7 April 2026
NTHU
Asia/Taipei timezone

Interference, topology, and new Hilbert-space routes to quantum non-ergodicity

7 Apr 2026, 15:20
45m
Physics/208 (NTHU)

Physics/208

NTHU

Speaker

Yi-Ping Huang (National Tsing Hua University)

Description

A central challenge in nonequilibrium quantum physics is to understand why certain many-body systems fail to thermalize even in the absence of disorder or integrability. In this talk, I will outline a different perspective in which non-ergodicity is governed by hidden geometric structures in Hilbert space rather than by conventional real-space mechanisms. This viewpoint leads to the concept of interference-caged quantum many-body scars (ICQMBS), where exact many-body destructive interference confines eigenstates to small regions of the Fock-space graph.

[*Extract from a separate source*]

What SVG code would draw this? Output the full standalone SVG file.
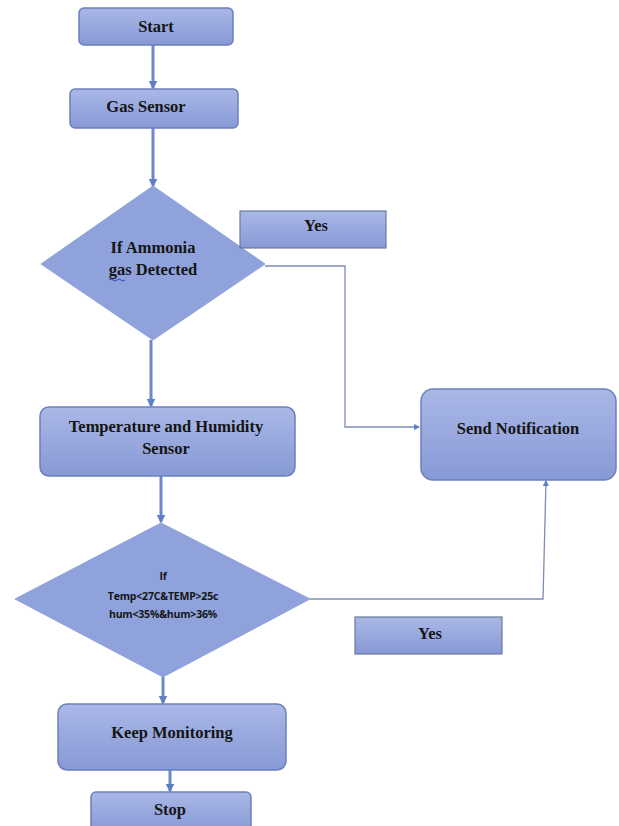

Remarkably, interference zeros and graph automorphisms emerge as universal organizing principles, revealing a class of topological ICQMBS whose robustness originates from local Fock-space topology rather than symmetries or constraints. This framework not only explains diverse non-ergodic phenomena from one-dimensional systems to two-dimensional gauge models but also provides new tools for systematically identifying them. In addition to recent advances of using Fock-space graph to explore quantum ergodicity breaking, I will also summarize the recent applications of caged states in different contexts.